Nerval fit partie du groupe de l’impasse du Doyenné ; il évoquera cette époque dans les pages des Petits Châteaux de Bohême. On sait peu de choses certaines sur ses amours romanesques, peut-être en partie imaginaires, avec la frivole actrice et cantatrice Jenny Colon. On pense que c’est pour pouvoir célébrer à la fois sa belle et le théâtre que Gérard, après un voyage dans le midi de la France et en Italie (1834), lança l’entreprise du Monde dramatique (1834-1836, ensuite poursuivie durant quelques années par un autre directeur), luxueuse publication illustrée dont le coût devait engloutir ce qui lui restait de l’héritage de ses grands-parents. En avril 1838, Jenny se mariait avec un obscur musicien, Leplus ; elle devait mourir en 1842, épuisée par ses tournées en province et des maternités trop rapprochées. Par la suite, semble-t-il, Gérard devait s’éprendre d’une autre actrice, Esther de Bongars.

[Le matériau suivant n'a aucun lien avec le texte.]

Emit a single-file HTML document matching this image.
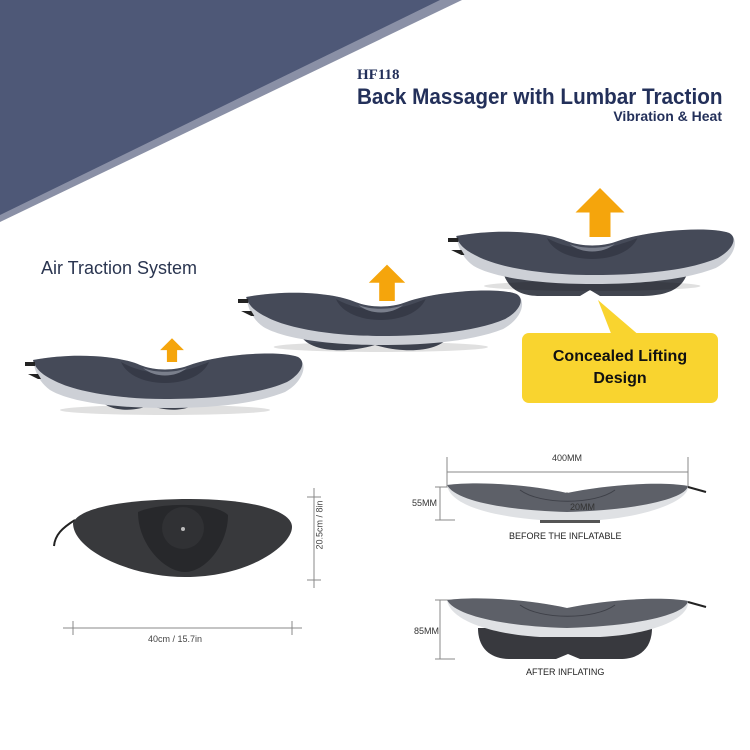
<!DOCTYPE html>
<html><head><meta charset="utf-8"><style>
body{margin:0;width:750px;height:750px;background:#fff;overflow:hidden;position:relative;font-family:"Liberation Sans",sans-serif}
.t{position:absolute;white-space:nowrap}
</style></head><body>
<svg width="750" height="750" style="position:absolute;left:0;top:0">
<defs>
<g id="m">
<ellipse cx="140" cy="58" rx="105" ry="5" fill="#000" opacity="0.12"/>
<path d="M8,8 C50,0 95,4 115,13 C130,19 150,19 165,13 C195,2 255,-2 273,5 C284,12 278,30 260,40 C225,54 175,56 140,56 C90,56 45,50 25,38 C14,30 10,20 8,8Z" fill="#cdd0d6"/>
<path d="M8,8 C50,0 95,4 115,13 C130,19 150,19 165,13 C195,2 255,-2 273,5 C282,10 276,22 262,30 C230,44 180,47 140,47 C95,47 50,40 28,28 C16,22 10,16 8,8 Z" fill="#454a58"/>
<path d="M96,10 C108,38 172,38 184,10 C165,18 150,21 140,21 C125,21 110,18 96,10Z" fill="#363a47"/>
<path d="M118,16 C130,26 150,26 162,16 C150,21 130,21 118,16Z" fill="#7a7f8c"/>
<path d="M0,10 h10 v4 h-10z M3,22 h10 l3,5 h-3 z" fill="#222"/>
</g>
<g id="a"><path d="M-6,0 h12 v-14 h8 l-14,-14 l-14,14 h8z" fill="#f5a50c"/></g>
</defs>
<polygon points="0,0 462,0 0,222" fill="#8a90a6"/>
<polygon points="0,0 440,0 0,215" fill="#4e5877"/>
<path d="M100,400 C110,412 135,412 150,405 C165,412 190,412 200,400Z" fill="#454a58"/>
<use href="#m" transform="translate(25,352)"/>
<path d="M300,335 C310,352 345,354 375,345 C405,354 440,352 450,335Z" fill="#454a58"/>
<use href="#m" transform="translate(238,289) scale(1.02,1.0)"/>
<path d="M500,255 L690,255 C690,285 675,296 640,296 L600,296 L590,290 L580,296 L540,296 C515,296 502,285 500,255Z" fill="#41454f"/>
<use href="#m" transform="translate(448,228) scale(1.03,1.0)"/>
<use href="#a" transform="translate(172,362) scale(0.85)"/>
<use href="#a" transform="translate(387,301) scale(1.3)"/>
<use href="#a" transform="translate(600,237) scale(1.75)"/>
<polygon points="598,300 612,336 640,336" fill="#f9d42f"/>
<rect x="522" y="333" width="196" height="70" rx="7" fill="#f9d42f"/>
<path d="M75,520 C62,528 55,535 54,546" stroke="#222" stroke-width="2" fill="none"/>
<path d="M73,523 C80,505 140,499 190,499 C250,499 292,510 292,527 C292,545 250,577 185,577 C130,577 73,550 73,523Z" fill="#38393c"/>
<path d="M138,512 C160,502 215,502 228,515 C228,545 205,572 185,572 C165,572 138,545 138,512Z" fill="#27282b"/>
<circle cx="183" cy="528" r="21" fill="#303134"/>
<circle cx="183" cy="529" r="2" fill="#bbb"/>
<g stroke="#888" stroke-width="1">
<line x1="63" y1="628" x2="302" y2="628"/><line x1="73" y1="621" x2="73" y2="635"/><line x1="292" y1="621" x2="292" y2="635"/>
<line x1="314" y1="488" x2="314" y2="588"/><line x1="307" y1="497" x2="321" y2="497"/><line x1="307" y1="580" x2="321" y2="580"/>
<line x1="447" y1="472" x2="688" y2="472"/><line x1="447" y1="457" x2="447" y2="487"/><line x1="688" y1="457" x2="688" y2="487"/>
<line x1="435" y1="487" x2="455" y2="487"/><line x1="435" y1="520" x2="455" y2="520"/><line x1="440" y1="487" x2="440" y2="520"/>
<line x1="435" y1="600" x2="455" y2="600"/><line x1="435" y1="659" x2="455" y2="659"/><line x1="440" y1="600" x2="440" y2="659"/>
<line x1="567" y1="492" x2="567" y2="523"/>
</g>
<path d="M540,519 h60 v4 h-60z" fill="#555"/>
<path d="M447,485 C480,481 530,485 567,493 C605,485 660,481 688,486 C690,500 650,516 600,520 L540,520 C490,516 450,505 447,485Z" fill="#dfe1e4"/>
<path d="M447,485 C480,481 530,485 567,493 C605,485 660,481 688,486 C686,498 640,510 567,512 C500,510 455,500 447,485Z" fill="#5d6068"/>
<path d="M520,490 C540,505 595,505 615,490" stroke="#3e4048" fill="none"/>
<path d="M688,487 l18,5" stroke="#222" stroke-width="2"/>
<path d="M478,628 L652,628 C652,648 640,659 620,659 L580,659 L568,654 L556,659 L510,659 C490,659 478,648 478,628Z" fill="#38393e"/>
<path d="M447,600 C480,596 530,600 567,608 C605,600 660,596 688,601 C690,618 655,634 600,637 L540,637 C490,634 450,620 447,600Z" fill="#dfe1e4"/>
<path d="M447,600 C480,596 530,600 567,608 C605,600 660,596 688,601 C686,614 640,626 567,628 C500,626 455,615 447,600Z" fill="#5d6068"/>
<path d="M520,605 C540,620 595,620 615,605" stroke="#3e4048" fill="none"/>
<path d="M688,602 l18,5" stroke="#222" stroke-width="2"/>
</svg>
<div class="t" style="left:357px;top:67px;font:bold 15px 'Liberation Serif',serif;color:#23305a">HF118</div>
<div class="t" style="left:357px;top:84px;font:bold 22px 'Liberation Sans',sans-serif;color:#23305a;transform:scaleX(0.94);transform-origin:left">Back Massager with Lumbar Traction</div>
<div class="t" style="right:28px;top:108px;font:bold 14px 'Liberation Sans',sans-serif;color:#23305a">Vibration &amp; Heat</div>
<div class="t" style="left:41px;top:258px;font:18px 'Liberation Sans',sans-serif;color:#2a3550">Air Traction System</div>
<div class="t" style="left:522px;top:346px;width:196px;text-align:center;white-space:normal;font:bold 16px/22px 'Liberation Sans',sans-serif;color:#111">Concealed Lifting<br>Design</div>
<div class="t" style="left:148px;top:634px;font:9px 'Liberation Sans',sans-serif;color:#444">40cm / 15.7in</div>
<div class="t" style="left:295px;top:520px;font:9px 'Liberation Sans',sans-serif;color:#444;transform:rotate(-90deg);transform-origin:center">20.5cm / 8in</div>
<div class="t" style="left:552px;top:453px;font:9px 'Liberation Sans',sans-serif;color:#333">400MM</div>
<div class="t" style="left:412px;top:498px;font:9px 'Liberation Sans',sans-serif;color:#333">55MM</div>
<div class="t" style="left:570px;top:502px;font:9px 'Liberation Sans',sans-serif;color:#333">20MM</div>
<div class="t" style="left:509px;top:531px;font:9px 'Liberation Sans',sans-serif;color:#222">BEFORE THE INFLATABLE</div>
<div class="t" style="left:414px;top:626px;font:9px 'Liberation Sans',sans-serif;color:#333">85MM</div>
<div class="t" style="left:526px;top:667px;font:9px 'Liberation Sans',sans-serif;color:#222">AFTER INFLATING</div>
</body></html>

À partir de 1834 et jusqu’à sa mort, Nerval voyagera beaucoup, et les impressions qu’il rapportera seront à l’origine d’une partie de son œuvre. Il ira en Allemagne quatre ou cinq fois, en Angleterre, en Belgique, en Hollande, en Suisse, en Autriche, séjournant tout un hiver à Vienne (1839-40). En 1843, il visitera l’Égypte, le Liban, Constantinople. « Touriste littéraire », il monnaiera dans les journaux et les revues ses récits de voyages, avant d’en tirer la substance de deux livres : le Voyage en Orient (1851) et Lorely (1852).

Il semble bien que le grand tournant de la vie de Nerval se soit produit en février 1841, date de sa première crise nerveuse attestée. La démence acheva de faire de lui un personnage romantique et presque irréel.